**TASK DETAILS**
Write every line of the material out exactly as shown.

·····

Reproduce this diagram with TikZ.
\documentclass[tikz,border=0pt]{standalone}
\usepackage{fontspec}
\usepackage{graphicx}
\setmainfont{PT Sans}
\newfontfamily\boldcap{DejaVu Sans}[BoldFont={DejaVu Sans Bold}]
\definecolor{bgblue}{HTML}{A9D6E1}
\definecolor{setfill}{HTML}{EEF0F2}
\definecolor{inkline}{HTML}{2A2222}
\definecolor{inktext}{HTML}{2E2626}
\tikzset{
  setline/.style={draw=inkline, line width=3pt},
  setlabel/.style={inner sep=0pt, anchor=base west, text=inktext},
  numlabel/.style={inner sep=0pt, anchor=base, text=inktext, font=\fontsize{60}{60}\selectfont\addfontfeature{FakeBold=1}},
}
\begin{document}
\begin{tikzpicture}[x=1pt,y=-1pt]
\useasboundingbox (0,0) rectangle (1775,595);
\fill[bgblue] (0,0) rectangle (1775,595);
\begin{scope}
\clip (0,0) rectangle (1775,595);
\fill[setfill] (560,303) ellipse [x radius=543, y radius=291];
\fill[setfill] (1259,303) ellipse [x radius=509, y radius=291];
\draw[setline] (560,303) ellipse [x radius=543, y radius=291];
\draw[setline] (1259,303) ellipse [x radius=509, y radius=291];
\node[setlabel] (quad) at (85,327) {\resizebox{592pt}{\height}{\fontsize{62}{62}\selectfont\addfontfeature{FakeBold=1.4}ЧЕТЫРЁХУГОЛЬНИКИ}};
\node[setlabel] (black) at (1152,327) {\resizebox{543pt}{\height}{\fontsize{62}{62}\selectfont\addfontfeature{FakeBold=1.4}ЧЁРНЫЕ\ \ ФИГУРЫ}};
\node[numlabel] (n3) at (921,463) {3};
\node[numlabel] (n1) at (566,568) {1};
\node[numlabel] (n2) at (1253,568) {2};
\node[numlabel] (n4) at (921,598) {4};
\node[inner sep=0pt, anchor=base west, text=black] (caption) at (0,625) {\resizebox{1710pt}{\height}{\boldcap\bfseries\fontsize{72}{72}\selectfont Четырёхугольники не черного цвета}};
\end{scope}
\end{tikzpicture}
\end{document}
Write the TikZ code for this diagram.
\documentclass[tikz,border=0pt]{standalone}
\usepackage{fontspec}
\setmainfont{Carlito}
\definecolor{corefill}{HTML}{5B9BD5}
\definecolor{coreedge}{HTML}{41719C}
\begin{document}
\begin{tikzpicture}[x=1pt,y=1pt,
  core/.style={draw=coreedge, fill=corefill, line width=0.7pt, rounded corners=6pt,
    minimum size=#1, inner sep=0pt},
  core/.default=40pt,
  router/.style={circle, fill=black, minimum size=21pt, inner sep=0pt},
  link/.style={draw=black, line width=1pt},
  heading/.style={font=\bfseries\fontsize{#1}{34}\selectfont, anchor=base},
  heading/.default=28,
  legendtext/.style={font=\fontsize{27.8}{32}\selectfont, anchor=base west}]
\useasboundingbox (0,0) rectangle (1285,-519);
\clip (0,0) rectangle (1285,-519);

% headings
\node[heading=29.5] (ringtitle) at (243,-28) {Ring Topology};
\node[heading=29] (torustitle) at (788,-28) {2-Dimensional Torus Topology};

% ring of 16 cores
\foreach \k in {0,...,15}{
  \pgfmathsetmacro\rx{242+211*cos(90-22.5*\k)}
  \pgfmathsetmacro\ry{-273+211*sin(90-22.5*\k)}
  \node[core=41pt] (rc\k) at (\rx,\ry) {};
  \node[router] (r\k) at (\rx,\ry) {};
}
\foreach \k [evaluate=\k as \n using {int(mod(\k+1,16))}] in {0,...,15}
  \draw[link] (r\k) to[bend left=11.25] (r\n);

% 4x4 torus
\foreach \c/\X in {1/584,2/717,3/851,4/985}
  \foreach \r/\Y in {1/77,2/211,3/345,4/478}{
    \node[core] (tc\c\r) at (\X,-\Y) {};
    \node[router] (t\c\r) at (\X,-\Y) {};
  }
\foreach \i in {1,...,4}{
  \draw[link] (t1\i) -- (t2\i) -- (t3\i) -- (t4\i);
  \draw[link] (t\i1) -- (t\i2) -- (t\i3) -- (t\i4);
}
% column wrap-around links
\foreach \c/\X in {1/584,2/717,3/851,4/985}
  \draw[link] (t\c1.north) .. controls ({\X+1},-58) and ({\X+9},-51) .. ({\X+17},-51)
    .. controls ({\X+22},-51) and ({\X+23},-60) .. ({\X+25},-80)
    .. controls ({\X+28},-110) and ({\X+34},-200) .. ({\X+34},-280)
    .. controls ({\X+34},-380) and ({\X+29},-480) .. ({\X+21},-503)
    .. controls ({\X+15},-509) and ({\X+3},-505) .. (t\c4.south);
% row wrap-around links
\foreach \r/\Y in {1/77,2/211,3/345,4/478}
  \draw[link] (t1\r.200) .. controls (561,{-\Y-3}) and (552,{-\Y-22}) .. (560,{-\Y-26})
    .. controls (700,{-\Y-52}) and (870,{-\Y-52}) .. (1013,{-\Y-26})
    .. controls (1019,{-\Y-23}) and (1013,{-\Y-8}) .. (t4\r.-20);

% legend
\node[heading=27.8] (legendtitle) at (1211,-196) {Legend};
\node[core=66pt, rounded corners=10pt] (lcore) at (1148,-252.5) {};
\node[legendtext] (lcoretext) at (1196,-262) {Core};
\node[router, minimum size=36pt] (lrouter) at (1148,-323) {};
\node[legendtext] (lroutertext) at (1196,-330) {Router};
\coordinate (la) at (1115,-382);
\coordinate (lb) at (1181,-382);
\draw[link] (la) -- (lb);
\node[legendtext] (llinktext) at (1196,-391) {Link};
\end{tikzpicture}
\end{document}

·····

**TASK RESULT**
Reproduce this diagram with TikZ.
\documentclass[tikz,border=0pt]{standalone}
\usepackage{fontspec}
\usepackage{graphicx}
\setmainfont{PT Sans}
\newfontfamily\boldcap{DejaVu Sans}[BoldFont={DejaVu Sans Bold}]
\definecolor{bgblue}{HTML}{A9D6E1}
\definecolor{setfill}{HTML}{EEF0F2}
\definecolor{inkline}{HTML}{2A2222}
\definecolor{inktext}{HTML}{2E2626}
\tikzset{
  setline/.style={draw=inkline, line width=3pt},
  setlabel/.style={inner sep=0pt, anchor=base west, text=inktext},
  numlabel/.style={inner sep=0pt, anchor=base, text=inktext, font=\fontsize{60}{60}\selectfont\addfontfeature{FakeBold=1}},
}
\begin{document}
\begin{tikzpicture}[x=1pt,y=-1pt]
\useasboundingbox (0,0) rectangle (1775,595);
\fill[bgblue] (0,0) rectangle (1775,595);
\begin{scope}
\clip (0,0) rectangle (1775,595);
\fill[setfill] (560,303) ellipse [x radius=543, y radius=291];
\fill[setfill] (1259,303) ellipse [x radius=509, y radius=291];
\draw[setline] (560,303) ellipse [x radius=543, y radius=291];
\draw[setline] (1259,303) ellipse [x radius=509, y radius=291];
\node[setlabel] (quad) at (85,327) {\resizebox{592pt}{\height}{\fontsize{62}{62}\selectfont\addfontfeature{FakeBold=1.4}ЧЕТЫРЁХУГОЛЬНИКИ}};
\node[setlabel] (black) at (1152,327) {\resizebox{543pt}{\height}{\fontsize{62}{62}\selectfont\addfontfeature{FakeBold=1.4}ЧЁРНЫЕ\ \ ФИГУРЫ}};
\node[numlabel] (n3) at (921,463) {3};
\node[numlabel] (n1) at (566,568) {1};
\node[numlabel] (n2) at (1253,568) {2};
\node[numlabel] (n4) at (921,598) {4};
\node[inner sep=0pt, anchor=base west, text=black] (caption) at (0,625) {\resizebox{1710pt}{\height}{\boldcap\bfseries\fontsize{72}{72}\selectfont Четырёхугольники не черного цвета}};
\end{scope}
\end{tikzpicture}
\end{document}
Write the TikZ code for this diagram.
\documentclass[tikz,border=0pt]{standalone}
\usepackage{fontspec}
\setmainfont{Carlito}
\definecolor{corefill}{HTML}{5B9BD5}
\definecolor{coreedge}{HTML}{41719C}
\begin{document}
\begin{tikzpicture}[x=1pt,y=1pt,
  core/.style={draw=coreedge, fill=corefill, line width=0.7pt, rounded corners=6pt,
    minimum size=#1, inner sep=0pt},
  core/.default=40pt,
  router/.style={circle, fill=black, minimum size=21pt, inner sep=0pt},
  link/.style={draw=black, line width=1pt},
  heading/.style={font=\bfseries\fontsize{#1}{34}\selectfont, anchor=base},
  heading/.default=28,
  legendtext/.style={font=\fontsize{27.8}{32}\selectfont, anchor=base west}]
\useasboundingbox (0,0) rectangle (1285,-519);
\clip (0,0) rectangle (1285,-519);

% headings
\node[heading=29.5] (ringtitle) at (243,-28) {Ring Topology};
\node[heading=29] (torustitle) at (788,-28) {2-Dimensional Torus Topology};

% ring of 16 cores
\foreach \k in {0,...,15}{
  \pgfmathsetmacro\rx{242+211*cos(90-22.5*\k)}
  \pgfmathsetmacro\ry{-273+211*sin(90-22.5*\k)}
  \node[core=41pt] (rc\k) at (\rx,\ry) {};
  \node[router] (r\k) at (\rx,\ry) {};
}
\foreach \k [evaluate=\k as \n using {int(mod(\k+1,16))}] in {0,...,15}
  \draw[link] (r\k) to[bend left=11.25] (r\n);

% 4x4 torus
\foreach \c/\X in {1/584,2/717,3/851,4/985}
  \foreach \r/\Y in {1/77,2/211,3/345,4/478}{
    \node[core] (tc\c\r) at (\X,-\Y) {};
    \node[router] (t\c\r) at (\X,-\Y) {};
  }
\foreach \i in {1,...,4}{
  \draw[link] (t1\i) -- (t2\i) -- (t3\i) -- (t4\i);
  \draw[link] (t\i1) -- (t\i2) -- (t\i3) -- (t\i4);
}
% column wrap-around links
\foreach \c/\X in {1/584,2/717,3/851,4/985}
  \draw[link] (t\c1.north) .. controls ({\X+1},-58) and ({\X+9},-51) .. ({\X+17},-51)
    .. controls ({\X+22},-51) and ({\X+23},-60) .. ({\X+25},-80)
    .. controls ({\X+28},-110) and ({\X+34},-200) .. ({\X+34},-280)
    .. controls ({\X+34},-380) and ({\X+29},-480) .. ({\X+21},-503)
    .. controls ({\X+15},-509) and ({\X+3},-505) .. (t\c4.south);
% row wrap-around links
\foreach \r/\Y in {1/77,2/211,3/345,4/478}
  \draw[link] (t1\r.200) .. controls (561,{-\Y-3}) and (552,{-\Y-22}) .. (560,{-\Y-26})
    .. controls (700,{-\Y-52}) and (870,{-\Y-52}) .. (1013,{-\Y-26})
    .. controls (1019,{-\Y-23}) and (1013,{-\Y-8}) .. (t4\r.-20);

% legend
\node[heading=27.8] (legendtitle) at (1211,-196) {Legend};
\node[core=66pt, rounded corners=10pt] (lcore) at (1148,-252.5) {};
\node[legendtext] (lcoretext) at (1196,-262) {Core};
\node[router, minimum size=36pt] (lrouter) at (1148,-323) {};
\node[legendtext] (lroutertext) at (1196,-330) {Router};
\coordinate (la) at (1115,-382);
\coordinate (lb) at (1181,-382);
\draw[link] (la) -- (lb);
\node[legendtext] (llinktext) at (1196,-391) {Link};
\end{tikzpicture}
\end{document}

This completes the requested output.